* **What you are asked to do**
From the records below, copy every line that contains the word "this".
===== Records shown =====
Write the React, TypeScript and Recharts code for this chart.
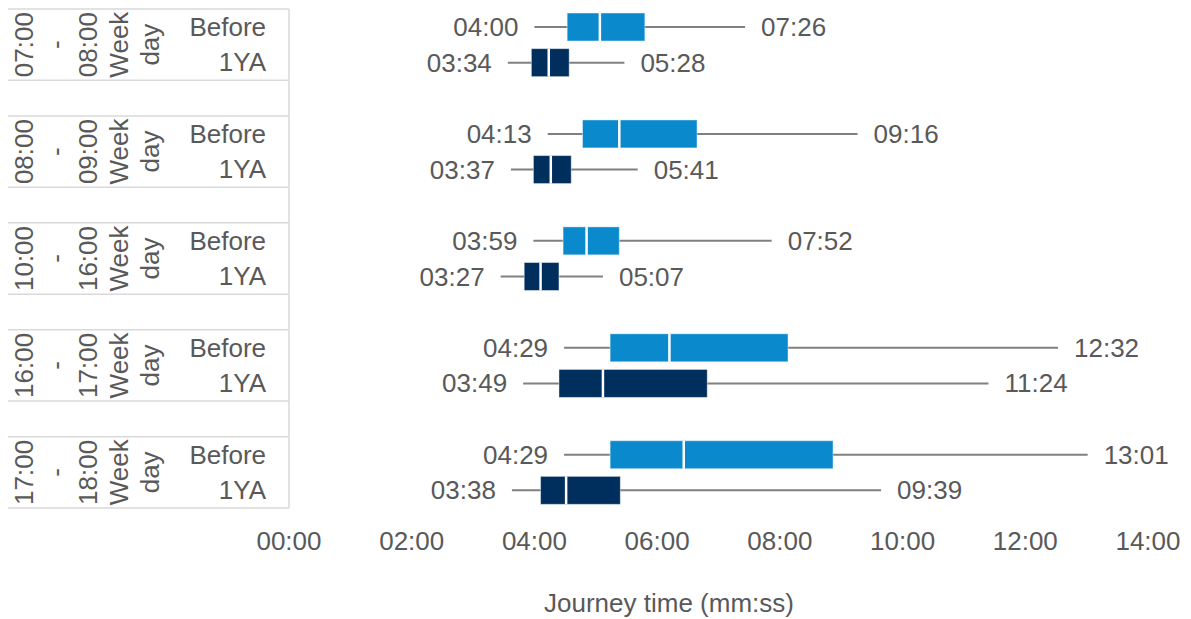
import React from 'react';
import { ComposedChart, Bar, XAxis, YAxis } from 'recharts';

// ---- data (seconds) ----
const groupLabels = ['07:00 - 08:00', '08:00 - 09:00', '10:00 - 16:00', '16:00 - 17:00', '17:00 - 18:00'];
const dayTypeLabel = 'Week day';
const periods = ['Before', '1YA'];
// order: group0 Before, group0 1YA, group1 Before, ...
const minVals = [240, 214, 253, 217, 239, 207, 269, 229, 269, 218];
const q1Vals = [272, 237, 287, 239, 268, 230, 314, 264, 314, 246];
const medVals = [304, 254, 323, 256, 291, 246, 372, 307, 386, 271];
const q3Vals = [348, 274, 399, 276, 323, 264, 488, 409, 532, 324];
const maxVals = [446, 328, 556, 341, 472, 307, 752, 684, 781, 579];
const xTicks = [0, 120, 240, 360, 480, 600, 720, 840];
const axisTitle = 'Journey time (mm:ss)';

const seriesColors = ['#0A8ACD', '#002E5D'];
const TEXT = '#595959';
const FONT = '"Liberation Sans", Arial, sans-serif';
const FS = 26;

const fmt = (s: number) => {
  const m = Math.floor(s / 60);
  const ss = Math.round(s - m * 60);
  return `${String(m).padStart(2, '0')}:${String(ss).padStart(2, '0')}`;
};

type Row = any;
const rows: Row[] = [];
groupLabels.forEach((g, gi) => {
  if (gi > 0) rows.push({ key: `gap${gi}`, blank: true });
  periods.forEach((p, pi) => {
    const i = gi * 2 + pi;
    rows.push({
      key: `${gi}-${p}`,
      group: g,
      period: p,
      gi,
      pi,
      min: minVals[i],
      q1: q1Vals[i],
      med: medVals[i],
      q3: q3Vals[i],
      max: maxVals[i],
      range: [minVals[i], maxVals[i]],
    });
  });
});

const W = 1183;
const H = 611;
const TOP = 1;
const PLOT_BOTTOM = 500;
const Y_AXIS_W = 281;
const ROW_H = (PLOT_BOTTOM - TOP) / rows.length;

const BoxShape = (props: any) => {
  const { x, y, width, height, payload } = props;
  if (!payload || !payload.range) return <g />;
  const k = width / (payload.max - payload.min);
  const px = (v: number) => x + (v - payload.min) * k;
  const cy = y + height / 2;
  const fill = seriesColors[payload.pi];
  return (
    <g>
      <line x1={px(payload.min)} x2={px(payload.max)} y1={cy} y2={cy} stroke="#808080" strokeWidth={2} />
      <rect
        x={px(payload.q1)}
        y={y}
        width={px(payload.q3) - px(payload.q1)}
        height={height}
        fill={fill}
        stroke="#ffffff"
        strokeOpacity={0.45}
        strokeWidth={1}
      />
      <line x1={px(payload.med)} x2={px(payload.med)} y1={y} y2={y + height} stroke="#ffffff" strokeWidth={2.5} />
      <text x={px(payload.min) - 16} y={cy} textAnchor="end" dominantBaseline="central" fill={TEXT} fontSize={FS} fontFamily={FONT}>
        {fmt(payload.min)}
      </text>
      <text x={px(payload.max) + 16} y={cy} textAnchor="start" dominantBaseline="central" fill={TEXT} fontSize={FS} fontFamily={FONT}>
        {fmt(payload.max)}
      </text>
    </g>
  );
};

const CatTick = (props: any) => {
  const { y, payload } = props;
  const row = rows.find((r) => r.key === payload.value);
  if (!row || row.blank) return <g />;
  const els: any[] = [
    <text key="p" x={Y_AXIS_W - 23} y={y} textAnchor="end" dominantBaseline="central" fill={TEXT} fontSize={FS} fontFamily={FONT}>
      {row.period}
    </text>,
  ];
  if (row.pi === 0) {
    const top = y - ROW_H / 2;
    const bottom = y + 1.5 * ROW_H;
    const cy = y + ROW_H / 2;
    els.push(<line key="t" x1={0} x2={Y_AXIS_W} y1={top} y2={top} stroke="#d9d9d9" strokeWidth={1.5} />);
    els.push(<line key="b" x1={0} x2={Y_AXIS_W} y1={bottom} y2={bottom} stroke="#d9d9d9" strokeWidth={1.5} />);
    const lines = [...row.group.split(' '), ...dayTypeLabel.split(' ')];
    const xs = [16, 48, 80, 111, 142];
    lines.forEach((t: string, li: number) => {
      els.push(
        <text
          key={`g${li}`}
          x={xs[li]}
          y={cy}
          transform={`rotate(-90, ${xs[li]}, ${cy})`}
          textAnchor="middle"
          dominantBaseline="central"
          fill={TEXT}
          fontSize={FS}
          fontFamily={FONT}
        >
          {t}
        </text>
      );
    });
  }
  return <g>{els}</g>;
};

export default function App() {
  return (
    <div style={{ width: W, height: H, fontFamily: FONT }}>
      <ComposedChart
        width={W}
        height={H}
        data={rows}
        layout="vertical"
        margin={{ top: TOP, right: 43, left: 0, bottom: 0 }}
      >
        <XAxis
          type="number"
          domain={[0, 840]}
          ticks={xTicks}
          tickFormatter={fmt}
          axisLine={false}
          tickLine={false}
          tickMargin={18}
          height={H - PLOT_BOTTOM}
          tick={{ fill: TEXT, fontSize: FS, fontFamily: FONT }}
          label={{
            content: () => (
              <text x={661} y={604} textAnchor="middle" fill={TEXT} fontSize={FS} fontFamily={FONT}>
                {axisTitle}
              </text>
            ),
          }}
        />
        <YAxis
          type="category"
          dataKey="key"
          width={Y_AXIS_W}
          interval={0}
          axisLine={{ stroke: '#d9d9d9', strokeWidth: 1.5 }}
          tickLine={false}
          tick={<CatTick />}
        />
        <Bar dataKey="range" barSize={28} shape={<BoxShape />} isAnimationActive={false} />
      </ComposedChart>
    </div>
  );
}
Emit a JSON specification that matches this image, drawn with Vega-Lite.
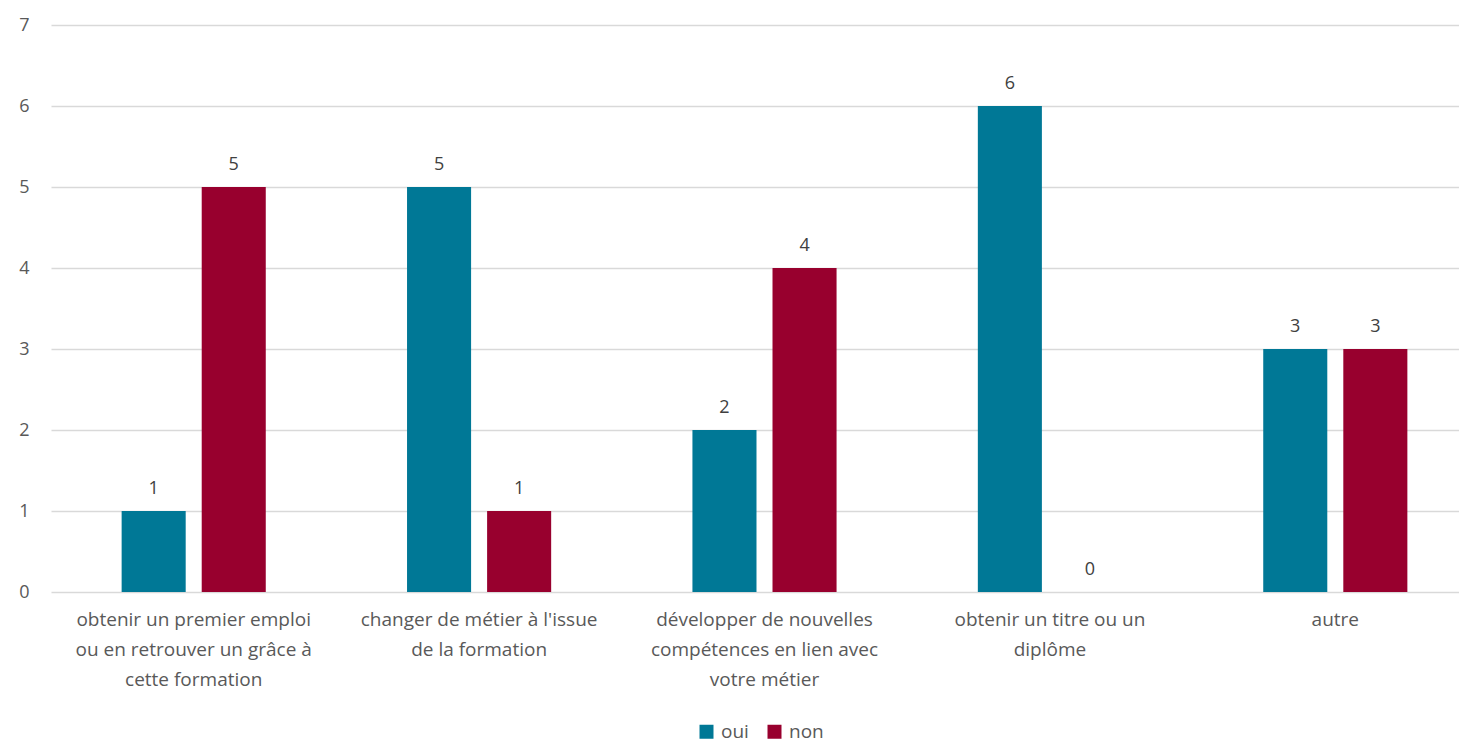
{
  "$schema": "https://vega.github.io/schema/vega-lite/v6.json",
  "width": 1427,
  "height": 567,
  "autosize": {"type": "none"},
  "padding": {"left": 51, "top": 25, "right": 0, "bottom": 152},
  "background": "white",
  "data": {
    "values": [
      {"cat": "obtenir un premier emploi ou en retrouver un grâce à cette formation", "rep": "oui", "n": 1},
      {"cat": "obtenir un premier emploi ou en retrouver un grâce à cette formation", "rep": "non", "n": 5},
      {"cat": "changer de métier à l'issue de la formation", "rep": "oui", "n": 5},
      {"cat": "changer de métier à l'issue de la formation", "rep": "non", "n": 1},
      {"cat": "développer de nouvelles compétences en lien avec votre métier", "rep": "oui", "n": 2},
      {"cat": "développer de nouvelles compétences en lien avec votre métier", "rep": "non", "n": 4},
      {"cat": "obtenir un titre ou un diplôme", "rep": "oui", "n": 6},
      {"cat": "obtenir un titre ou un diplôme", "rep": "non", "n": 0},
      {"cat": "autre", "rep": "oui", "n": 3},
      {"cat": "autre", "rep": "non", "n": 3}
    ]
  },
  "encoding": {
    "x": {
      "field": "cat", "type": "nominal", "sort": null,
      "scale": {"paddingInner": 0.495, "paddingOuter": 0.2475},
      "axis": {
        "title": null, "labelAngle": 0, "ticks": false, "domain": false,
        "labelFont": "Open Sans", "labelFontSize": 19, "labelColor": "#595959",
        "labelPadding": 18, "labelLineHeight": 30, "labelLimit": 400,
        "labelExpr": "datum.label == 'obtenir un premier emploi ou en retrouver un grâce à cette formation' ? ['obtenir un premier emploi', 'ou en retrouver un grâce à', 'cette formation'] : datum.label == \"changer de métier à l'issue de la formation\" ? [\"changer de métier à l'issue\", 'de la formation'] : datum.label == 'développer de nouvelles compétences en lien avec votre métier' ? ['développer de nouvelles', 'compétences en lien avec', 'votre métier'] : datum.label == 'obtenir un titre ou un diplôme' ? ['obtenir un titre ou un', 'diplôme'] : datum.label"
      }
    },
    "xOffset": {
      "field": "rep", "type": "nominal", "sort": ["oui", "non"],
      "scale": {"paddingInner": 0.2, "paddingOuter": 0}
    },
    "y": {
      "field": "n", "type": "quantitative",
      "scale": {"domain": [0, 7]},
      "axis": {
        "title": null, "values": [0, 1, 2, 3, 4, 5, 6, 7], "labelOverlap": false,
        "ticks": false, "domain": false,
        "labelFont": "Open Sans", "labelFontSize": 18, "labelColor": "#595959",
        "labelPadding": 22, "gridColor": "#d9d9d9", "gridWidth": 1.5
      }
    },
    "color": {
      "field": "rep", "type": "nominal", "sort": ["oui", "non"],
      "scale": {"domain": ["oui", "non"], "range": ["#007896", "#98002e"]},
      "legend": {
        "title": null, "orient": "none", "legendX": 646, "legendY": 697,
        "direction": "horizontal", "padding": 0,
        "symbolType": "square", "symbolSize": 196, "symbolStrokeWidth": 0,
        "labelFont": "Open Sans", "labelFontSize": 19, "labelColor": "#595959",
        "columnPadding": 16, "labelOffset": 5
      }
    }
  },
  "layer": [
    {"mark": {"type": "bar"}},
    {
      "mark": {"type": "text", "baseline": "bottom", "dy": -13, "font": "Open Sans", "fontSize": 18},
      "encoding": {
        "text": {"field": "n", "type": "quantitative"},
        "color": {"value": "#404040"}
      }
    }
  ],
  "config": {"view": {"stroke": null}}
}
=====
* **Final answer**
Write the React, TypeScript and Recharts code for this chart.
Emit a JSON specification that matches this image, drawn with Vega-Lite.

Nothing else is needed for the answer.